= Work required =
Wherever the word "this" appears in a line, extract that line.

(Entries with chart source code)
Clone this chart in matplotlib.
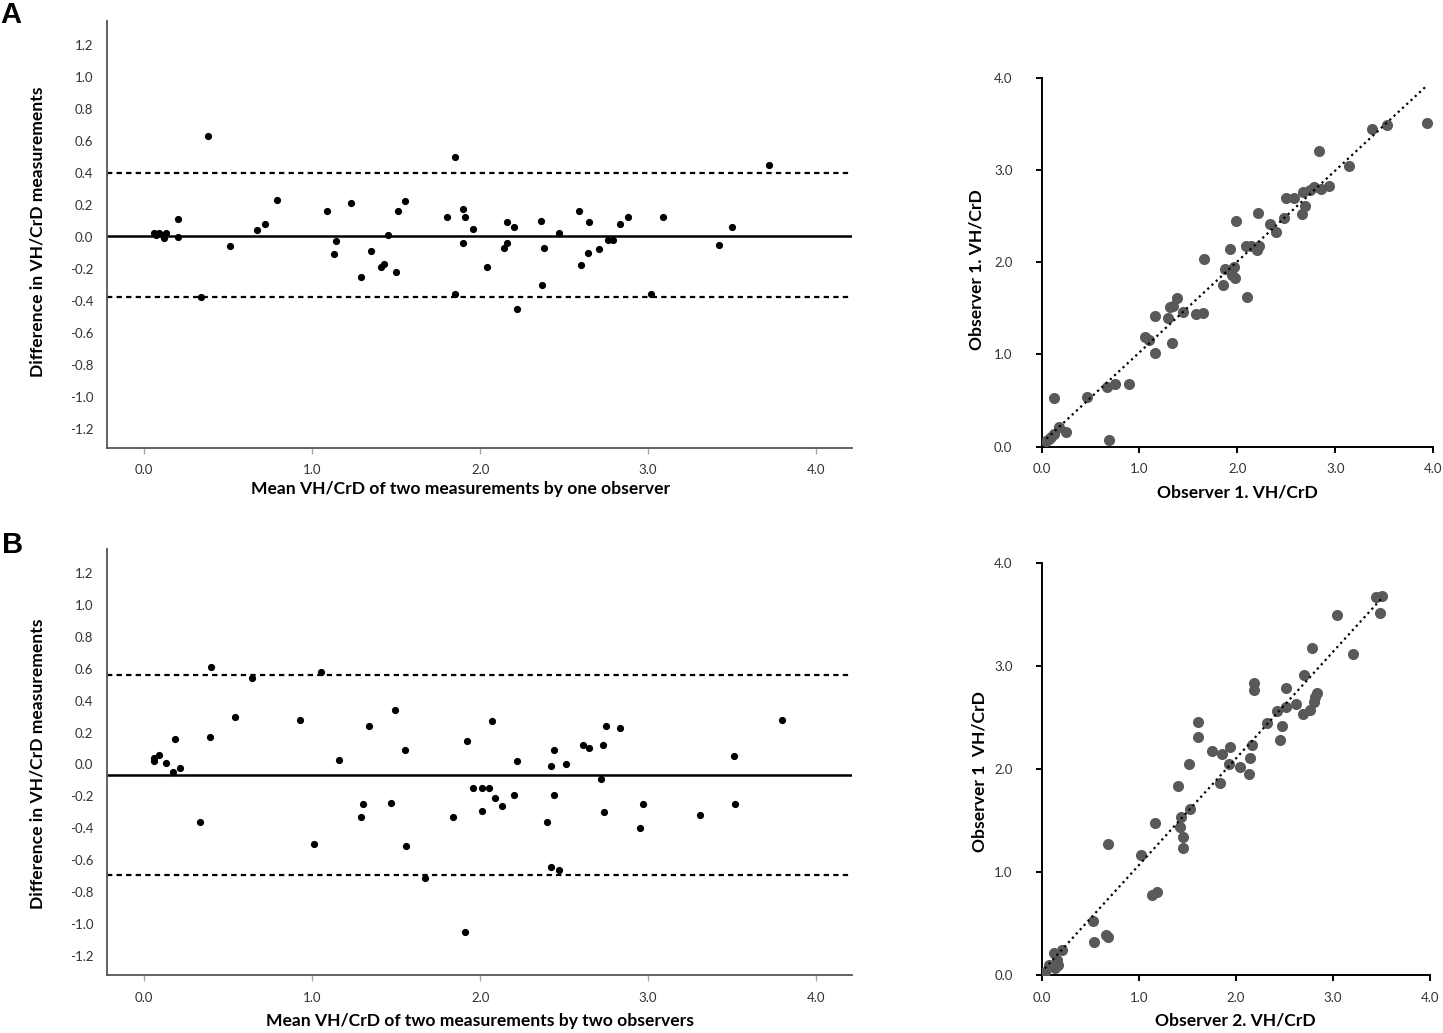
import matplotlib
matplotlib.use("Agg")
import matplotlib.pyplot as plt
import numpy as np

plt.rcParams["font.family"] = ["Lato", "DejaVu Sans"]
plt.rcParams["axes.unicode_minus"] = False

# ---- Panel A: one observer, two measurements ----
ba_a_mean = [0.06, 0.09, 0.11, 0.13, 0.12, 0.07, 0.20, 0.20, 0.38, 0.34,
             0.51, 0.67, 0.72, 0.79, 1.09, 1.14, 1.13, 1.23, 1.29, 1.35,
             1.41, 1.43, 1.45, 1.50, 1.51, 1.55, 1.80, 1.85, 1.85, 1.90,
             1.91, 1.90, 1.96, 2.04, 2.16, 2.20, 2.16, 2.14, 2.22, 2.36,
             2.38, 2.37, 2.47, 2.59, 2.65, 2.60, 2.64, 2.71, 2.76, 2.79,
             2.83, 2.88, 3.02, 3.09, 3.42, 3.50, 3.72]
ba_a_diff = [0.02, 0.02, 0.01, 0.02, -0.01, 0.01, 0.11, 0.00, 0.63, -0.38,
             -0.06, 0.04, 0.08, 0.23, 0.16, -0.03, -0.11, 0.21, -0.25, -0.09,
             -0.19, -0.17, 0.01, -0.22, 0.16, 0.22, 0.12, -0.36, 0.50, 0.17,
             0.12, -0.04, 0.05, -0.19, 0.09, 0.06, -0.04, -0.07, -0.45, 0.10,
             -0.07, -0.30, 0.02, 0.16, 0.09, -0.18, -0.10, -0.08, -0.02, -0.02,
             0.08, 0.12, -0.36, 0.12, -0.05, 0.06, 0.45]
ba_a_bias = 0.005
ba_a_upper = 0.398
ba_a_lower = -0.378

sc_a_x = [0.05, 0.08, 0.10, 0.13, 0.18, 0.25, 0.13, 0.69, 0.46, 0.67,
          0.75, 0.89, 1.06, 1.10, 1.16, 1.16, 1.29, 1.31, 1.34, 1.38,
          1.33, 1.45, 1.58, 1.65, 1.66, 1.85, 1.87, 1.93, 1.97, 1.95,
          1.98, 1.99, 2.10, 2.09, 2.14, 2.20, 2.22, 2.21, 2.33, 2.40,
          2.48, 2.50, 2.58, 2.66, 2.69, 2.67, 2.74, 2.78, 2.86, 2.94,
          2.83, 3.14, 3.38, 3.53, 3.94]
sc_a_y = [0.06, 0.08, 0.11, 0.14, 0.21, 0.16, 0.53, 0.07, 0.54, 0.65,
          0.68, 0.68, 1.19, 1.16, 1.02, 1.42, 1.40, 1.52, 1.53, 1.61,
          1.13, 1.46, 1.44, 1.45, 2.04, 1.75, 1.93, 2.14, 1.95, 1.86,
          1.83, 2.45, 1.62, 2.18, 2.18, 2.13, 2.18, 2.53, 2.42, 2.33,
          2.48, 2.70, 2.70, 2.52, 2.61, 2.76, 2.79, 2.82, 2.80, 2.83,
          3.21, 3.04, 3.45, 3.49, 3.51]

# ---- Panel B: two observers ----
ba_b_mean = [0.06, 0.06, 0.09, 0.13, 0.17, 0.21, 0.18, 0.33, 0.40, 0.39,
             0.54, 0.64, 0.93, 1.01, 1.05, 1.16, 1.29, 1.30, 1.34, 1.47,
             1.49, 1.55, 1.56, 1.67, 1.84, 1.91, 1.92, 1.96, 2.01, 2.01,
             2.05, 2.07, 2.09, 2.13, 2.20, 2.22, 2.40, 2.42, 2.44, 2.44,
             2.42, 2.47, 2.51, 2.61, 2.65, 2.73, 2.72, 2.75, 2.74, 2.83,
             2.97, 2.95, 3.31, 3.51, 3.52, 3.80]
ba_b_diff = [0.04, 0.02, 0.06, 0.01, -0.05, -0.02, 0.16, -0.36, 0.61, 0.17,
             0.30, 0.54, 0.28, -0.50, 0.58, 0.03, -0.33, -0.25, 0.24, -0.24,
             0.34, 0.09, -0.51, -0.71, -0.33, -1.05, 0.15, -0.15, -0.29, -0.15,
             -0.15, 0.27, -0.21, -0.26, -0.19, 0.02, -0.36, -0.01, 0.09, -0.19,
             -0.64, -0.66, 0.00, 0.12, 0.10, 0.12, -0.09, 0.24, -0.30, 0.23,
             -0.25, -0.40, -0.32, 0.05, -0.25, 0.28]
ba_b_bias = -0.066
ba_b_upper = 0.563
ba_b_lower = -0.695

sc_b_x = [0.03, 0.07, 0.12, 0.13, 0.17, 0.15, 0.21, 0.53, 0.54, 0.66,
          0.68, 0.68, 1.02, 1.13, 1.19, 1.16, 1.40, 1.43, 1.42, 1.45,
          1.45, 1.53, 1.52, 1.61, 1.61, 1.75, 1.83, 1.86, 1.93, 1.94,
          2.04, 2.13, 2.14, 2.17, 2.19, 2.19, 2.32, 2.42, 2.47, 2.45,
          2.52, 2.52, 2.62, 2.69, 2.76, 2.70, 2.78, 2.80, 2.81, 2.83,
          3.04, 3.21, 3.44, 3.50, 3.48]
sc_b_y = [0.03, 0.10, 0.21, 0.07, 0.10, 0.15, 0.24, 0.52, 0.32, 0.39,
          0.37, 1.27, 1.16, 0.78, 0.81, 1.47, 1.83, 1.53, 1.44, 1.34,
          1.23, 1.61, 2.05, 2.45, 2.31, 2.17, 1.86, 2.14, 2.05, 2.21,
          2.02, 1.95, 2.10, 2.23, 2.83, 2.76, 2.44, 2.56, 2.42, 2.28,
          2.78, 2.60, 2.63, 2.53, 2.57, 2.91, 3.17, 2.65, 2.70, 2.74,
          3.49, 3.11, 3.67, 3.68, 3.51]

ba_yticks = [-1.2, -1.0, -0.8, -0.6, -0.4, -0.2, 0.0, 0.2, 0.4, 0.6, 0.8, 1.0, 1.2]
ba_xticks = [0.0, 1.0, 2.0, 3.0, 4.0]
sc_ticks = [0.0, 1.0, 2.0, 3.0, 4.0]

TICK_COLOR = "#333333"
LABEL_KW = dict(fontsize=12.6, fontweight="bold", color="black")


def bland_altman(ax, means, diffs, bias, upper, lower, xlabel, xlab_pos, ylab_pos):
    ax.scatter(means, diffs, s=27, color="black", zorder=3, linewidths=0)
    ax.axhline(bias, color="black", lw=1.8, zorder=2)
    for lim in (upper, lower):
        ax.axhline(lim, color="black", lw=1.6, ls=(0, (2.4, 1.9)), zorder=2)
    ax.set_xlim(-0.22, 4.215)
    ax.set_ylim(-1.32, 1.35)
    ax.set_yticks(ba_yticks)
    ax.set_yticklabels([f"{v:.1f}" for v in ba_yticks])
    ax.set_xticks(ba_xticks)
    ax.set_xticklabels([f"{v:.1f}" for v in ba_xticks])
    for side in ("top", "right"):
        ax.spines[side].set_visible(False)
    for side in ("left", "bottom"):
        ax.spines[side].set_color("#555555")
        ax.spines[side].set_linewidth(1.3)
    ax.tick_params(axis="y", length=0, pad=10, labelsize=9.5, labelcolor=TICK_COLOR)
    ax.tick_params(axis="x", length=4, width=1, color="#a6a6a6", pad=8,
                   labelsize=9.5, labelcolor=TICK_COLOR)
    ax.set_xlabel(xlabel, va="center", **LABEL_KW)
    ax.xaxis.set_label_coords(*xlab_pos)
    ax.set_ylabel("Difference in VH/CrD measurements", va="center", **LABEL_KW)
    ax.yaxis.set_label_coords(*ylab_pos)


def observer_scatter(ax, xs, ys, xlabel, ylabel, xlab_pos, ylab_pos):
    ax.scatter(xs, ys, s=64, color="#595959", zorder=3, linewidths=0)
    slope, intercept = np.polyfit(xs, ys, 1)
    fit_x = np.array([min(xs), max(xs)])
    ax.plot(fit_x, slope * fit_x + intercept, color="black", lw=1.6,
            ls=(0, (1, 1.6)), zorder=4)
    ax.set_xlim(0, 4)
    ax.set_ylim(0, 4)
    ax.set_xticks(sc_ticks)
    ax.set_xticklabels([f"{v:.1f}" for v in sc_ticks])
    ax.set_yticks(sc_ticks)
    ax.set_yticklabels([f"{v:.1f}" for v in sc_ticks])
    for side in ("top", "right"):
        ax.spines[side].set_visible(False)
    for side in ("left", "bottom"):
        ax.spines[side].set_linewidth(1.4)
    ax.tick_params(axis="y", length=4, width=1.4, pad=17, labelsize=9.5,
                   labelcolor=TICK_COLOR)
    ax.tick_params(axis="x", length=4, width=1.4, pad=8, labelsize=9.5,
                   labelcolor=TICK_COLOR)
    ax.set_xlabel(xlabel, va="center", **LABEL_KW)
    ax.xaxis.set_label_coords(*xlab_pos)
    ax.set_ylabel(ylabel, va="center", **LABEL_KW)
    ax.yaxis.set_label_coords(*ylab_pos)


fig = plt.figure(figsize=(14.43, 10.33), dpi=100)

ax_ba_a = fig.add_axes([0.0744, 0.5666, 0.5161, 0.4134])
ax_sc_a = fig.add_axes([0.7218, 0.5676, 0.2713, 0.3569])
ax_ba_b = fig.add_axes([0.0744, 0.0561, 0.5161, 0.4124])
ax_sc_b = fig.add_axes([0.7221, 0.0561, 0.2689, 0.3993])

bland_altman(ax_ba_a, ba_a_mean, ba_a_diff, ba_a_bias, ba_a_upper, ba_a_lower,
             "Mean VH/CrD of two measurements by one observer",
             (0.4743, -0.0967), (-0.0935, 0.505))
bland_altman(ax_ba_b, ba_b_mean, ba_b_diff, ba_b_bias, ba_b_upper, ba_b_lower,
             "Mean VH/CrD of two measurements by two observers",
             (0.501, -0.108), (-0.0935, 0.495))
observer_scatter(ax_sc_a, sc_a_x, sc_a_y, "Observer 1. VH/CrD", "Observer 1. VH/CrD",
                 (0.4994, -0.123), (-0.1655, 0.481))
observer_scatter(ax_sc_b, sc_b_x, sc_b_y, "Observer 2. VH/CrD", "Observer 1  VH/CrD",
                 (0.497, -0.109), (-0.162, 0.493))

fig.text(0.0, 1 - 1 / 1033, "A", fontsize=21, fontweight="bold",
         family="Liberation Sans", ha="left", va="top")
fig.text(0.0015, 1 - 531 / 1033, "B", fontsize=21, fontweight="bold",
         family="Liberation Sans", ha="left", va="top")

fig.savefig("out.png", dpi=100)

* * *

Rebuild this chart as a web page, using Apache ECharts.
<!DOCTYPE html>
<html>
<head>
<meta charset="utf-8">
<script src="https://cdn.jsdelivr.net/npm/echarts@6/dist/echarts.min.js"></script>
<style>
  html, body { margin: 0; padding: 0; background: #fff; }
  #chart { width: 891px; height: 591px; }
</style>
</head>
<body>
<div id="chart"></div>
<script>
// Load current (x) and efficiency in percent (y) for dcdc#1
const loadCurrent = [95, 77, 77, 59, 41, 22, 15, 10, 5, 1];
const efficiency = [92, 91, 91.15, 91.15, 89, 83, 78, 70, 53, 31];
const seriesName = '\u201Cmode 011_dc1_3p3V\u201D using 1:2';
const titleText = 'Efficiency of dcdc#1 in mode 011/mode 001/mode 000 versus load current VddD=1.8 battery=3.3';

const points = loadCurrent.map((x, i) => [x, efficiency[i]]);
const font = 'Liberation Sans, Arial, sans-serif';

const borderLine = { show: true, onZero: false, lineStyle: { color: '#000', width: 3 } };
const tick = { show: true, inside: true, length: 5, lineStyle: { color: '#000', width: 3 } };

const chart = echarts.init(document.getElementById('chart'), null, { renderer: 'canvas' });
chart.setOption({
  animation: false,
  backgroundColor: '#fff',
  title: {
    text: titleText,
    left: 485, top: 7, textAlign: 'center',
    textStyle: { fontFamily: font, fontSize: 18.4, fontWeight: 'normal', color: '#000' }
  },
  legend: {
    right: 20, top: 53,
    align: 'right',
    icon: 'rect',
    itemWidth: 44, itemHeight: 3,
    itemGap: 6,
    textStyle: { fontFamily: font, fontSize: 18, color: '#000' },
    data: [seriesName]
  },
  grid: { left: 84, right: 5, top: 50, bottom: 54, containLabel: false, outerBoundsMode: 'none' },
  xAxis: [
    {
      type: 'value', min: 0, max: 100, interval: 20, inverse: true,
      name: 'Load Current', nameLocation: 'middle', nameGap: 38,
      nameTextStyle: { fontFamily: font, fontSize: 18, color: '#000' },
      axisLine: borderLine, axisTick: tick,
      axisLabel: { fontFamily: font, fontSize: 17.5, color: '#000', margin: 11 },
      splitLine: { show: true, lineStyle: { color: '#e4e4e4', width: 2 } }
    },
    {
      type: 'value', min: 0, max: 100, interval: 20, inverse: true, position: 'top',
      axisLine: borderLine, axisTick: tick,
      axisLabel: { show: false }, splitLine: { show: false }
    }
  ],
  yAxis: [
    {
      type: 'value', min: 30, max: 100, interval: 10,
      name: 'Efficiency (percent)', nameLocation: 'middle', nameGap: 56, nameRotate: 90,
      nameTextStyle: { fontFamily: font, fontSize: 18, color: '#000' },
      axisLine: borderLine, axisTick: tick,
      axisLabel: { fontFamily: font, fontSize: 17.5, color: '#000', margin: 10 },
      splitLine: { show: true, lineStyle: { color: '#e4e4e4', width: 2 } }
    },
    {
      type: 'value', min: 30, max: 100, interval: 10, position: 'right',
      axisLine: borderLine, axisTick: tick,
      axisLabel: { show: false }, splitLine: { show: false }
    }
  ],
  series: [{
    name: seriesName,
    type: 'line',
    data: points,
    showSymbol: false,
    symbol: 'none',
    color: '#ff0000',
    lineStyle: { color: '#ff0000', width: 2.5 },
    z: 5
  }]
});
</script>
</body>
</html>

= Exercise result =
Clone this chart in matplotlib.
Rebuild this chart as a web page, using Apache ECharts.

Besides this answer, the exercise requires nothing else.